What the problem map revealed was a gap. When I followed threads upward (Why does this project matter? Why does that skill matter? What is all of this actually for?) I kept arriving at things like: wanting to understand the world, wanting to contribute something meaningful, wanting to have financial freedom. These all made sense. They were already in the map.
But there was something missing. Gradually, through the process of mapping and living and returning to the map, something became clear that I hadn’t explicitly registered: I want to live a full life. Not just an accomplished one. A life with good books in it, and travel, and time with people I love, and food worth eating. Not as rewards for productive work, but as part of what makes a life worth living.
Once I named it and placed it in the map, several things shifted. I could see that “live a full life” wasn’t exhaustively instrumental to my other goals. It wasn’t there just because it would make me more productive. It was intrinsic. And I could see that my existing approach was entrenching it: moving away from it, not toward it, while I thought I was doing everything right.
The guilt about rest didn’t vanish immediately. But it became something I could evaluate rather than just feel. Is this actually a lapse, given what I care about? Often, the answer was no.
How to read your own evidence
You don’t need to wait for a film’s third act to find out what matters to you. The evidence is already arriving. The question is whether you’re reading it.
Start with what keeps you up at night—in either sense. The anxieties and dissatisfactions are issues asking to be followed to their poles. The things you find yourself daydreaming about, or planning without being asked to, are aspirations already in motion.
When you encounter either, try to articulate it. Write it down imprecisely if you must, since precision can come later, through use. Then follow it in both directions. Going up: why does this matter? Keep asking until you can’t go further. Going down: how might this be resolved? What would actually need to change?

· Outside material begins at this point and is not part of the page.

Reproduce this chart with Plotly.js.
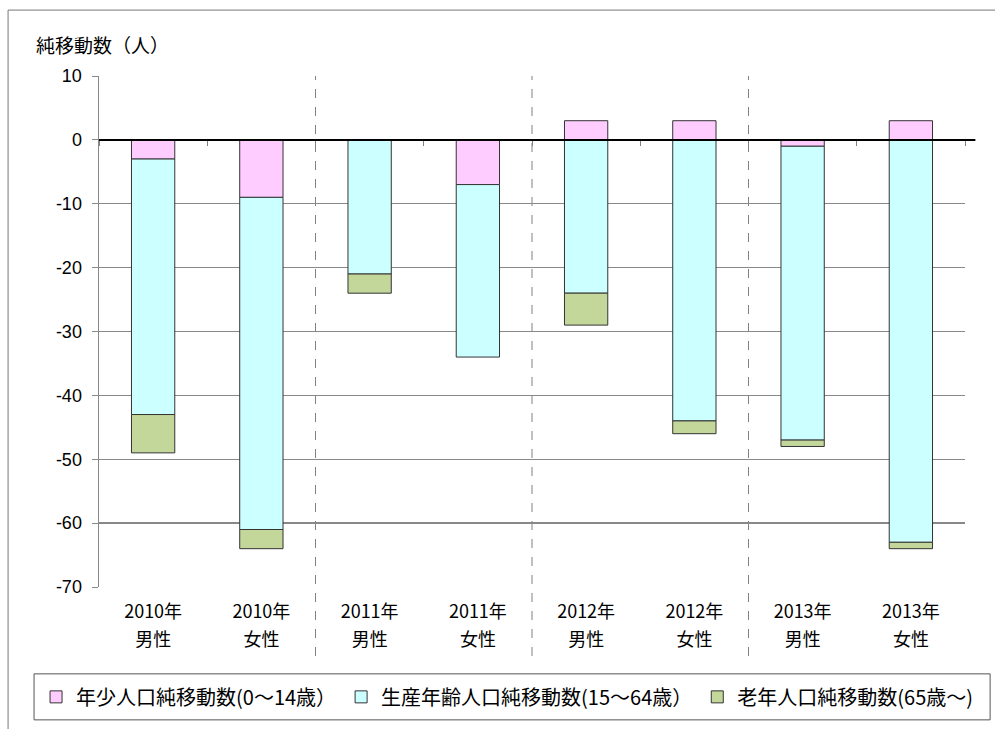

Notice, as you do this, that problems have different relationships to your current situation. Some are being actively worked on, i.e. they’re resolving. Some are being neglected or made worse, i.e. they’re entrenching. Some have reached a point where they’re stable enough that you’re not actively worried about them, i.e. they’re resolved for now, even if not permanently closed. Keeping a sense of these statuses isn’t about creating a perfect system. It’s about seeing your life honestly: what you’re actually moving toward, and what you’re leaving behind.
The map you build this way isn’t a to-do list. It isn’t a vision board. It’s closer to what the protagonist finds at the end of a good film—not a completely new self, but a deep realization of the self that was already there: its drives made visible, its commitments named, and for the first time, actually workable.

Written with the help of AI.
Yes, you can gain new drives. Yet, when you gain them, new intrinsic problems, your very self is modified. Imagine that a life changing event makes you hate everything you care about now. Is this new person still you? If yes, it at least seems like it’s “less” you than you are now. Furthermore, if you are concerned about how we should go about getting new problems, understand that any answer you come to is given from your already existing problems.
I have in other places called these “fundamental”, but I prefer “intrinsic”. It seems to be more accurate and precise at signaling what I mean by these problems. For instance, intrinsic problems can also have reasons for “why”, yet this seems paradoxical if they are “fundamental” problems.